Excellent info, Adam! It really shows that until 2004, literally every Democrat had a within 60-40 racial balance in his coalition. An ideal image of what a post-racist political coalition in a place like the South should look like-- if anything, it would have been even more so if it were blacks jumping to the GOP. I don't understand why people say the breakdown of that system is "long overdue" though-- the re-racialization of party politics seems like a regression. We're back to the days of Jim Crow where the region is dominated by race-based voting blocs, and while blacks are technically enfranchised by the Voting Rights Act, in practice they will never be a part of the winning coalition so long as such blocs are in place. :-/

Well I obviously don't mean "overdue" in the sense that it's a good thing.

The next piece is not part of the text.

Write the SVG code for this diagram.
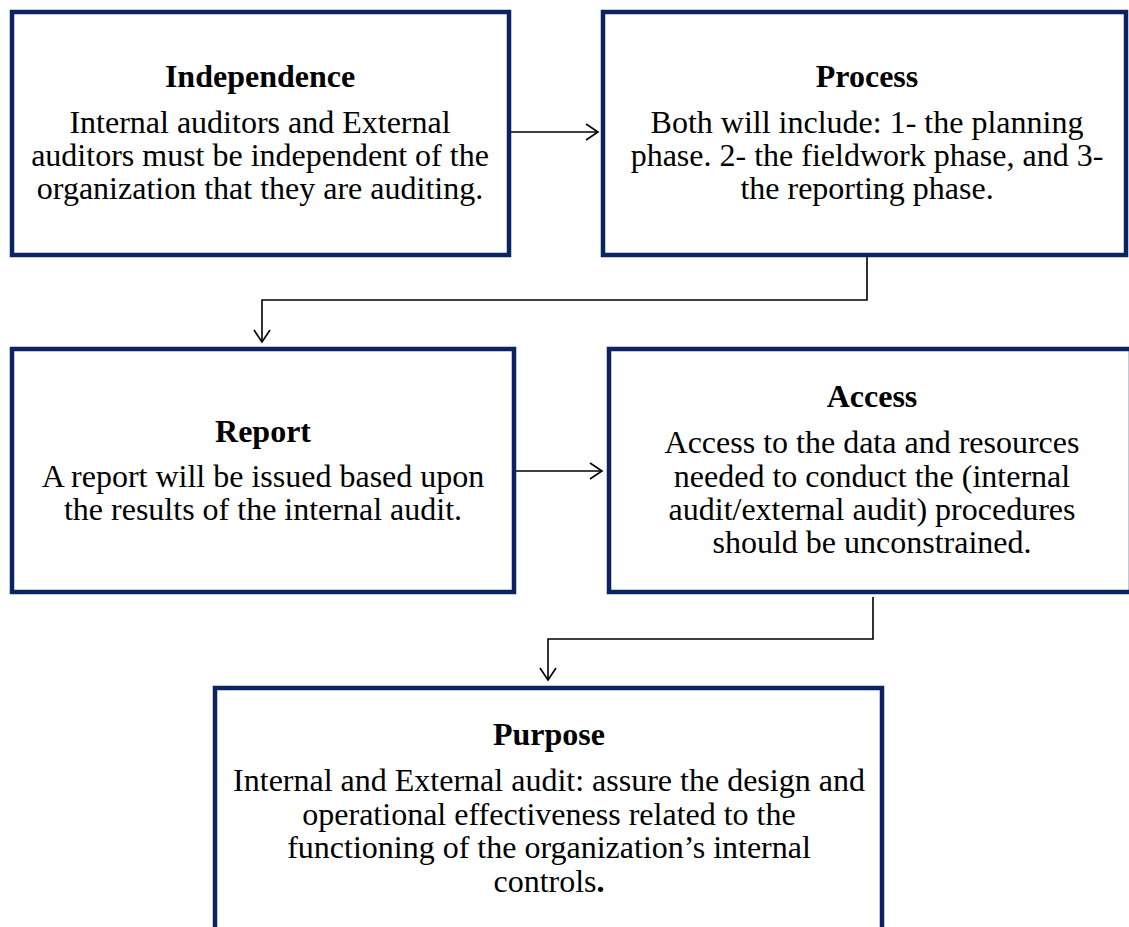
<svg xmlns="http://www.w3.org/2000/svg" width="1129" height="927" viewBox="0 0 1129 927">
  <style>
    .box { fill: #ffffff; stroke: #0b2461; stroke-width: 4.5; }
    .title { font-family: "Liberation Serif", "Times New Roman", serif; font-size: 32px; font-weight: bold; fill: #000; text-anchor: middle; }
    .body { font-family: "Liberation Serif", "Times New Roman", serif; font-size: 32px; fill: #000; text-anchor: middle; }
    .link { fill: none; stroke: #000; stroke-width: 1.6; marker-end: url(#open); }
  </style>
  <defs>
    <marker id="open" markerUnits="userSpaceOnUse" markerWidth="16" markerHeight="20" refX="13" refY="9" orient="auto">
      <path d="M1,1 L13,9 L1,17" fill="none" stroke="#000" stroke-width="1.6"/>
    </marker>
  </defs>

  <rect width="1129" height="927" fill="#ffffff"/>

  <g id="connectors">
    <path class="link" d="M511,132 L598,132"/>
    <path class="link" d="M867,257 L867,300 L262,300 L262,342"/>
    <path class="link" d="M516,471 L602,471"/>
    <path class="link" d="M873,597 L873,639 L548,639 L548,680"/>
  </g>

  <g id="independence">
    <rect class="box" x="12" y="12" width="497" height="243"/>
    <text class="title" x="260" y="87">Independence</text>
    <text class="body" x="260" y="133">Internal auditors and External</text>
    <text class="body" x="260" y="166">auditors must be independent of the</text>
    <text class="body" x="260" y="199">organization that they are auditing.</text>
  </g>

  <g id="process">
    <rect class="box" x="603" y="12" width="523" height="243"/>
    <text class="title" x="867" y="87">Process</text>
    <text class="body" x="867" y="133">Both will include: 1- the planning</text>
    <text class="body" x="867" y="166">phase. 2- the fieldwork phase, and 3-</text>
    <text class="body" x="867" y="199">the reporting phase.</text>
  </g>

  <g id="report">
    <rect class="box" x="12" y="349" width="502" height="243"/>
    <text class="title" x="263" y="442">Report</text>
    <text class="body" x="263" y="487">A report will be issued based upon</text>
    <text class="body" x="263" y="520">the results of the internal audit.</text>
  </g>

  <g id="access">
    <rect class="box" x="609" y="349" width="522" height="243"/>
    <text class="title" x="872" y="407">Access</text>
    <text class="body" x="872" y="453">Access to the data and resources</text>
    <text class="body" x="872" y="487">needed to conduct the (internal</text>
    <text class="body" x="872" y="520">audit/external audit) procedures</text>
    <text class="body" x="872" y="553">should be unconstrained.</text>
  </g>

  <g id="purpose">
    <rect class="box" x="215" y="688" width="667" height="260"/>
    <text class="title" x="549" y="745">Purpose</text>
    <text class="body" x="549" y="791">Internal and External audit: assure the design and</text>
    <text class="body" x="549" y="825">operational effectiveness related to the</text>
    <text class="body" x="549" y="858">functioning of the organization’s internal</text>
    <text class="body" x="549" y="892">controls<tspan font-weight="bold">.</tspan></text>
  </g>
</svg>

I mean more from the perspective of the realignment of the national brands, and later, the state brand. Statewide Democrats and those elected to the Senate in particular were governing as liberals throughout the entirety of the 1990s (though maybe not as liberal as counterparts in other regions, liberal nonetheless for Georgia). By the time we got to Barnes - who arguably knocked five years off Georgia Democrats' dominance by himself - it was a relatively modern, national Democratic state government. That combined with the consistent losses in identification with the national brand finally pushed it over. I'm just amazed that it didn't happen before the General Assembly, Governor, Senators et al really began shifting leftward. Even old coots like Zell seem to forget how he zigged and zagged, finding his way to the left in a 1990s Georgia more often than he takes credit for today.